THE TIME TRAVELER’S WIFE
DIRECTOR: Robert Schwentke
CAST: Eric Bana, Rachel McAdams
rating: *
The Time Traveler’s Wife is based on a book by the same name by first-time author Audrey Niffenegger, apparently written at a time when she was disappointed in love. Involving a guy who travels back and forth in time, and in between finds time for a girl who he has loyally hitched to him since she was six, the plot is supposed to be a metaphor for problematic relationships and miscommunications.
So far, so good, and great that Henry (Bana), with the burden of all non-committal men on his shoulders, finds himself stark naked, and without food and money, every time he “disappears” (while the camera gives us generous glimpses of his butt — every time, everywhere — nobody else seems to notice him — anytime, anywhere).
And then Niffenegger pulls out the piece de resistance: Henry’s amazingly non-complaining wife Clare (McAdams) keeps having miscarriages because of, presumably, his “genetic condition” (pardon Niffeneger’s genetics, and the 2.5 million who reportedly bought the book), and so without informing her, he has a vasectomy.

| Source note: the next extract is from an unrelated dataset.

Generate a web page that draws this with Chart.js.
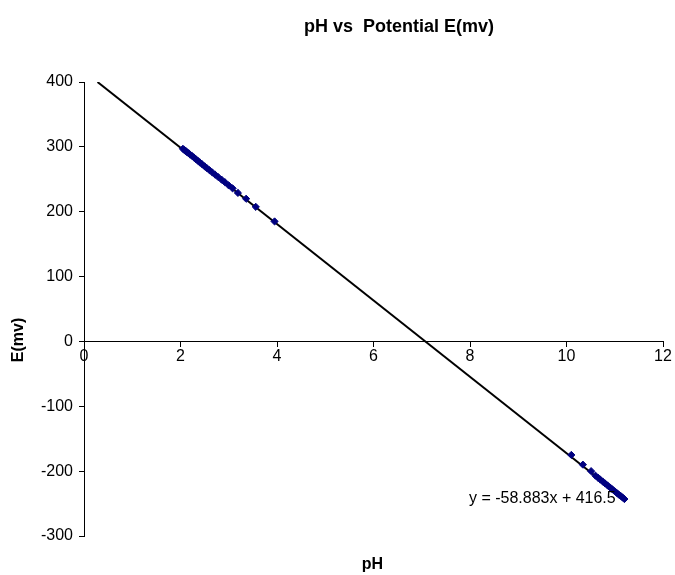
<html>
<head>
<script src="https://cdn.jsdelivr.net/npm/chart.js@4.4.0/dist/chart.umd.min.js"></script>
<style>
body {margin:0; background:#fff;}
#wrap {width:675px; height:575px;}
</style>
</head>
<body>
<div id="wrap"><canvas id="canvas" width="675" height="575"></canvas></div>
<script>
var phLow  = [2.05, 2.08, 2.11, 2.14, 2.17, 2.20, 2.24, 2.28, 2.32, 2.36, 2.40, 2.45, 2.50, 2.55, 2.60, 2.66, 2.72, 2.78, 2.85, 2.92, 3.00, 3.08, 3.19, 3.36, 3.56, 3.95];
var eLow   = [297, 295, 293.5, 291.5, 290, 288, 286, 283.5, 281, 278.5, 276, 273, 270, 267, 264, 260.5, 257, 253.5, 249.5, 245.5, 240.5, 236, 229, 220, 207.5, 185];
var phHigh = [10.10, 10.34, 10.51, 10.60, 10.65, 10.70, 10.75, 10.80, 10.85, 10.90, 10.95, 11.00, 11.04, 11.08, 11.12, 11.16, 11.20];
var eHigh  = [-175, -190, -200, -207, -210, -213, -216, -219, -222, -225, -228, -231, -233.5, -236, -238, -240.5, -243];

// trendline end points (y = -58.883x + 416.5)
var trendX = [0.28, 11.2];
var trendY = [400, -243];
var trendLabel = 'y = -58.883x + 416.5';
var trendLabelAt = [11.02, -243];

var xTicks = {min: 0, max: 12, step: 2};
var yTicks = {min: -300, max: 400, step: 100};

var chartTitle = 'pH vs  Potential E(mv)';
var xTitle = 'pH';
var yTitle = 'E(mv)';

function pairs(xs, ys) {
  var out = [];
  for (var i = 0; i < xs.length; i++) out.push({x: xs[i], y: ys[i]});
  return out;
}

var textPlugin = {
  id: 'texts',
  afterDraw: function(chart) {
    var c = chart.ctx;
    var a = chart.chartArea;
    c.save();
    c.fillStyle = '#000';
    c.textAlign = 'center';
    c.textBaseline = 'middle';
    c.font = 'bold 18px "Liberation Sans", Arial, sans-serif';
    c.fillText(chartTitle, 399, 27);
    c.font = 'bold 16px "Liberation Sans", Arial, sans-serif';
    c.fillText(xTitle, (a.left + a.right) / 2 - 1, 565);
    c.translate(19, 340);
    c.rotate(-Math.PI / 2);
    c.fillText(yTitle, 0, 0);
    c.restore();
    c.save();
    c.fillStyle = '#000';
    c.font = '16px "Liberation Sans", Arial, sans-serif';
    c.textAlign = 'right';
    c.textBaseline = 'middle';
    c.fillText(trendLabel, chart.scales.x.getPixelForValue(trendLabelAt[0]), chart.scales.y.getPixelForValue(trendLabelAt[1]));
    c.restore();
  }
};

var tickFont = {family: '"Liberation Sans", Arial, sans-serif', size: 16};
var ctx = document.getElementById('canvas').getContext('2d');
new Chart(ctx, {
  type: 'scatter',
  data: {
    datasets: [
      {
        label: 'E',
        data: pairs(phLow, eLow).concat(pairs(phHigh, eHigh)),
        pointStyle: 'rectRot',
        pointRadius: 3.6,
        backgroundColor: '#000080',
        borderColor: '#000080',
        borderWidth: 1
      },
      {
        label: 'trend',
        data: pairs(trendX, trendY),
        showLine: true,
        pointRadius: 0,
        borderColor: '#000',
        borderWidth: 2
      }
    ]
  },
  options: {
    responsive: false,
    animation: false,
    layout: {padding: {left: 0, top: 82, right: 12, bottom: 39}},
    plugins: {
      legend: {display: false},
      title: {display: false},
      tooltip: {enabled: false}
    },
    scales: {
      x: {
        type: 'linear',
        position: {y: 0},
        min: xTicks.min,
        max: xTicks.max,
        ticks: {stepSize: xTicks.step, color: '#000', font: tickFont, padding: 1, maxRotation: 0},
        grid: {drawOnChartArea: false, drawTicks: true, tickLength: 5, color: '#000'},
        border: {color: '#000', width: 1}
      },
      y: {
        type: 'linear',
        position: 'left',
        min: yTicks.min,
        max: yTicks.max,
        afterFit: function(scale) { scale.width = 84; },
        ticks: {stepSize: yTicks.step, color: '#000', font: tickFont, padding: 6},
        grid: {drawOnChartArea: false, drawTicks: true, tickLength: 5, color: '#000'},
        border: {color: '#000', width: 1}
      }
    }
  },
  plugins: [textPlugin]
});
</script>
</body>
</html>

Lo and behold, that same night, a younger Henry travels ahead from the past and impregnates Clare, and a healthy baby is made. “It’s not like I cheated on you,” she says.
That one scene sums up all that’s wrong with The Time Traveler’s Wife. Filmed largely in warm, glowing colours, cold, freezing winters and tepid, lukewarm emotions, it seems to have its focus completely askew. While a time traveller who, for one, has witnessed his mother dying in a horrible car crash “hundreds of times”, could be expected to have countless issues, the biggest ones the film is concerned with are pointless, like the lack of clothes.